Each line from the start of the records below through the line that contains "from matplotlib.ticker import MultipleLocator" should be printed exactly. Pictures are omitted.

* **ENTRIES**:

[BEGIN]

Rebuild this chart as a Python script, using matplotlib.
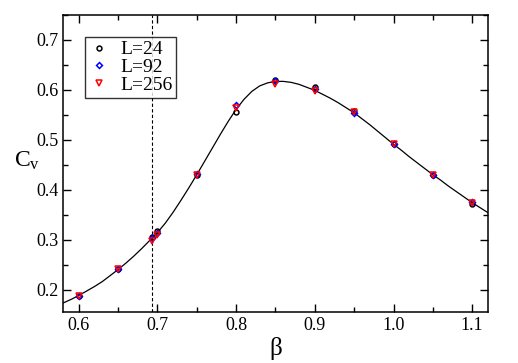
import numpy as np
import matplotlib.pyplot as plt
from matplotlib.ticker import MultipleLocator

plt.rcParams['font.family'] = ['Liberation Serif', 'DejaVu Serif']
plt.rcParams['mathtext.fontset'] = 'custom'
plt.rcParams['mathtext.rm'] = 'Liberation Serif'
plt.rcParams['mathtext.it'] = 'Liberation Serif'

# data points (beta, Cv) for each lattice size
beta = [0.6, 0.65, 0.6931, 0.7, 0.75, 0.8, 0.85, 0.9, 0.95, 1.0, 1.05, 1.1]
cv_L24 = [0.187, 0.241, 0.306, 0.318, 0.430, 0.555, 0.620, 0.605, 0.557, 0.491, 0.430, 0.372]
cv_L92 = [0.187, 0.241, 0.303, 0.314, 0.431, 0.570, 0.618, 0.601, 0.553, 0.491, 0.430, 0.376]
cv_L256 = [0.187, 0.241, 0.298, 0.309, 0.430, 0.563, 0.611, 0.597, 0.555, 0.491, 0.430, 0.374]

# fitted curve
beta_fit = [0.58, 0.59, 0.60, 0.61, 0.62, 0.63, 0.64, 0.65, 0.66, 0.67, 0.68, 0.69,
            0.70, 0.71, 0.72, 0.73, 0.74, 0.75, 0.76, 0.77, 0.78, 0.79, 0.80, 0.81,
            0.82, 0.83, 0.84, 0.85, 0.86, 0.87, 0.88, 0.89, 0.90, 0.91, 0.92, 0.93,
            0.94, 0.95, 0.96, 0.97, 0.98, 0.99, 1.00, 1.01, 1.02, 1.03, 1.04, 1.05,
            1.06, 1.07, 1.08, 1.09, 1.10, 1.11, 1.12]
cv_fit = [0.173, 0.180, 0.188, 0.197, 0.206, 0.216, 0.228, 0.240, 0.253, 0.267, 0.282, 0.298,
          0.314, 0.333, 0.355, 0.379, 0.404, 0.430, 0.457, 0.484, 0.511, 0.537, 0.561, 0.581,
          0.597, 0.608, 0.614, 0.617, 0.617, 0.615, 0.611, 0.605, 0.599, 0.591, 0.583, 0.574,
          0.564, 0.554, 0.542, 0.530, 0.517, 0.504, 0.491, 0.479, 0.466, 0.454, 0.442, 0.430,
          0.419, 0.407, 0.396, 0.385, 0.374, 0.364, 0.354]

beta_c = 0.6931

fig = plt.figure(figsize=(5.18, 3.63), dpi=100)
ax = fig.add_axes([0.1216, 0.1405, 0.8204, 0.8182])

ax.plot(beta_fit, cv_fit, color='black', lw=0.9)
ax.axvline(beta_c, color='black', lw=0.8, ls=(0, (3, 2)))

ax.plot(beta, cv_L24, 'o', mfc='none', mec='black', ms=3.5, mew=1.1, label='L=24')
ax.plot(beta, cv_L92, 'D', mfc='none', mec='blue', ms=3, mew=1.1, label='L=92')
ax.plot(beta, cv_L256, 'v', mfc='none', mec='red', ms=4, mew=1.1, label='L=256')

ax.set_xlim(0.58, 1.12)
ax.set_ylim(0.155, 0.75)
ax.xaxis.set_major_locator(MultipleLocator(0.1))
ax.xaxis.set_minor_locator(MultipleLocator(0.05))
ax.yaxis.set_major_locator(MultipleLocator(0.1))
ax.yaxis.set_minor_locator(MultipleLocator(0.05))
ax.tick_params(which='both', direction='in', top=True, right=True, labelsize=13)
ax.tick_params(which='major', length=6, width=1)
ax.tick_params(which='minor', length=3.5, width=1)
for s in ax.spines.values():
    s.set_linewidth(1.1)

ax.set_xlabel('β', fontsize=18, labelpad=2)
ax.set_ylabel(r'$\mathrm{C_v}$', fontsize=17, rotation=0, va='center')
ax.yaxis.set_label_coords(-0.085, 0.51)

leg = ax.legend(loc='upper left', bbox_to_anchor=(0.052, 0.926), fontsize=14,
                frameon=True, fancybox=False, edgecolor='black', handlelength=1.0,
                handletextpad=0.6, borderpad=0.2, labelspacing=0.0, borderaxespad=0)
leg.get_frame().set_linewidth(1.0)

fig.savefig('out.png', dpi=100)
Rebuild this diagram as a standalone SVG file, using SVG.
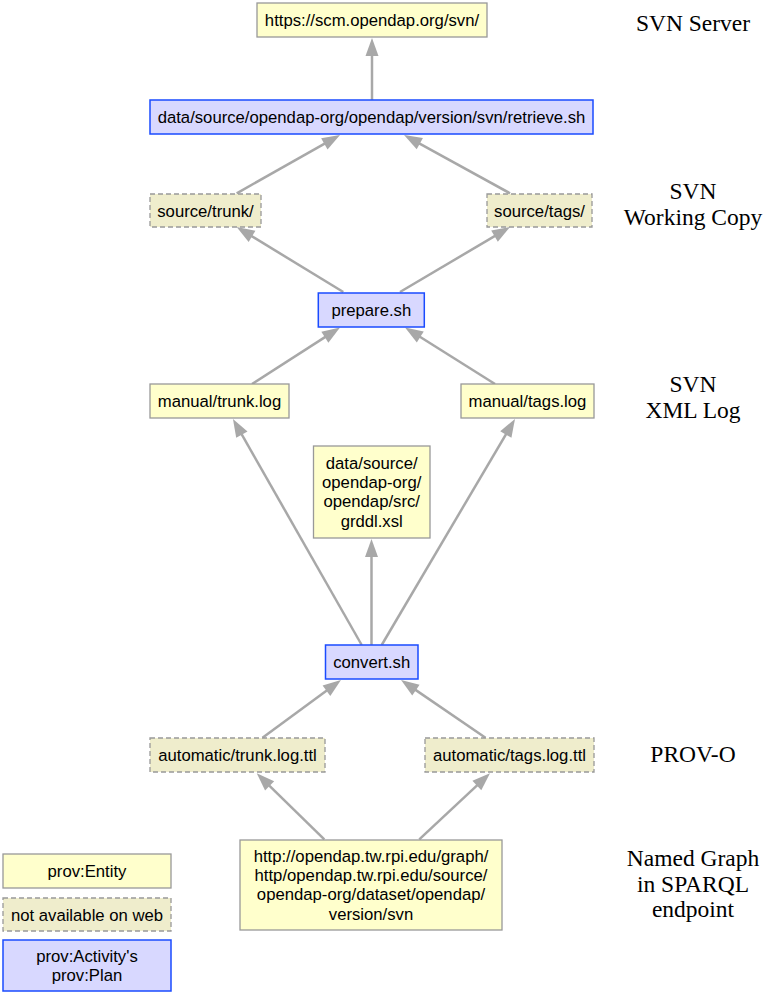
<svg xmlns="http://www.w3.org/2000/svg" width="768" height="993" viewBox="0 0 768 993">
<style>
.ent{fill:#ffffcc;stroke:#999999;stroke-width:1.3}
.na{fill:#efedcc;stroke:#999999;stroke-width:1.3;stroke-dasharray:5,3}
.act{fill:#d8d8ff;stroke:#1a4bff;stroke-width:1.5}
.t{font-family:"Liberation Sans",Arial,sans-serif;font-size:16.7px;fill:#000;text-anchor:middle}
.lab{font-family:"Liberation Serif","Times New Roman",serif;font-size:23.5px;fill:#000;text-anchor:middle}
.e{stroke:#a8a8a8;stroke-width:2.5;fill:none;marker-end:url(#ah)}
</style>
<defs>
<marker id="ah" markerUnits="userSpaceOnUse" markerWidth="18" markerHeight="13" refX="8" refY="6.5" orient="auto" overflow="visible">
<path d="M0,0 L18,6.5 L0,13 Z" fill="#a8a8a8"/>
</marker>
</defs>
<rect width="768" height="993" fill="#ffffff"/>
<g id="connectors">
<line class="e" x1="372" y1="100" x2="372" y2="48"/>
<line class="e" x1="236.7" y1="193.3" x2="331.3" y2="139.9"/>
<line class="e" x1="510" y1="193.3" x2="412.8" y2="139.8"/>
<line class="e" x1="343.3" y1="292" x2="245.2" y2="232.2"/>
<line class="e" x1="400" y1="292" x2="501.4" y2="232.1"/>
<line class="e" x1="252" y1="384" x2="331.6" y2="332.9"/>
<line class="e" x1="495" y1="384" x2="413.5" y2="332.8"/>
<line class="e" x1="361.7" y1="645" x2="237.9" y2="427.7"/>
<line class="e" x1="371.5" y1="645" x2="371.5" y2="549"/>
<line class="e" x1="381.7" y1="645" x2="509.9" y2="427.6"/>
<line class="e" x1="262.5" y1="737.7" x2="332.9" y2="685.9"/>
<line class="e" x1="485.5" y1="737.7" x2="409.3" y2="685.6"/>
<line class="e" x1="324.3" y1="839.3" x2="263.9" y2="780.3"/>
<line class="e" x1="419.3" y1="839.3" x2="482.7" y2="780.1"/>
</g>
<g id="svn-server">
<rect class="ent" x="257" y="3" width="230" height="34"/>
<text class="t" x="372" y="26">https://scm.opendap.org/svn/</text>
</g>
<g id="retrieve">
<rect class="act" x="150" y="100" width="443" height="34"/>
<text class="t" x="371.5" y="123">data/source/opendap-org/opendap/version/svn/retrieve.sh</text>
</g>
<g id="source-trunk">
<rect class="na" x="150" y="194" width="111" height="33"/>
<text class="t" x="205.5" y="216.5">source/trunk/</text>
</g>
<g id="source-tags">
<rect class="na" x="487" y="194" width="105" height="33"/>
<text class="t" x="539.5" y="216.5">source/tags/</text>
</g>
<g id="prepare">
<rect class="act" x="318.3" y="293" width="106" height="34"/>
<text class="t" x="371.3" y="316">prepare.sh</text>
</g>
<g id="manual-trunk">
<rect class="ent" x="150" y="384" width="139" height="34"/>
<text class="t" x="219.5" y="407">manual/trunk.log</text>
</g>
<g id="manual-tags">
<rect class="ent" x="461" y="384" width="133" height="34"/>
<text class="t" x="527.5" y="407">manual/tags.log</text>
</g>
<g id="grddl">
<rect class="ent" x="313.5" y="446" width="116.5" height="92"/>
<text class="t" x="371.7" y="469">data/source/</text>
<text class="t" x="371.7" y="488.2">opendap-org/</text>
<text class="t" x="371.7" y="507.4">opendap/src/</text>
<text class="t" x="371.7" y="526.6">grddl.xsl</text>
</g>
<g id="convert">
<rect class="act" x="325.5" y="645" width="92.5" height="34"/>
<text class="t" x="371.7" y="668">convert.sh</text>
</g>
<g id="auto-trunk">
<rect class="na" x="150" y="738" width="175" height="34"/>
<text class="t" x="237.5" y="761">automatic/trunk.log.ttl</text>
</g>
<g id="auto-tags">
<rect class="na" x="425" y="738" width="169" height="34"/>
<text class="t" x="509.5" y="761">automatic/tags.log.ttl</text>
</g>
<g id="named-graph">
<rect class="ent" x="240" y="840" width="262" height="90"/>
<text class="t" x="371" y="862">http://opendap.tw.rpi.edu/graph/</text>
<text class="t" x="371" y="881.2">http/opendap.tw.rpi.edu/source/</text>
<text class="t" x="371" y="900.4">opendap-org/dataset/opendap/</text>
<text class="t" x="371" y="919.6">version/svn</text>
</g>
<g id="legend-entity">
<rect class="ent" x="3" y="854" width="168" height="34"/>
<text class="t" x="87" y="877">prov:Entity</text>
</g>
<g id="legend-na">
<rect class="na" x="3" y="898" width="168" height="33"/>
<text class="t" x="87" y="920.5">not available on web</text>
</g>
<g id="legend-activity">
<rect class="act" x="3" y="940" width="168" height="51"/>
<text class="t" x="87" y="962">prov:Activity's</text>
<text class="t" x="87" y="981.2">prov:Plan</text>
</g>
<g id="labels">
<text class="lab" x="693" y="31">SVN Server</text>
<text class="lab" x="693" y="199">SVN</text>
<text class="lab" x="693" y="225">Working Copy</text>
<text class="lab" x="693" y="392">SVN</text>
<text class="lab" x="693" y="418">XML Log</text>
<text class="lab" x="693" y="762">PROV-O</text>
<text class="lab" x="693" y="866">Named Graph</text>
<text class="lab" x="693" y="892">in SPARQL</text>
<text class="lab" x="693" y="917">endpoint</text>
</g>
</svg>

[END]

* **SOLUTION TO THE PROBLEM**:
Rebuild this chart as a Python script, using matplotlib.
import numpy as np
import matplotlib.pyplot as plt
from matplotlib.ticker import MultipleLocator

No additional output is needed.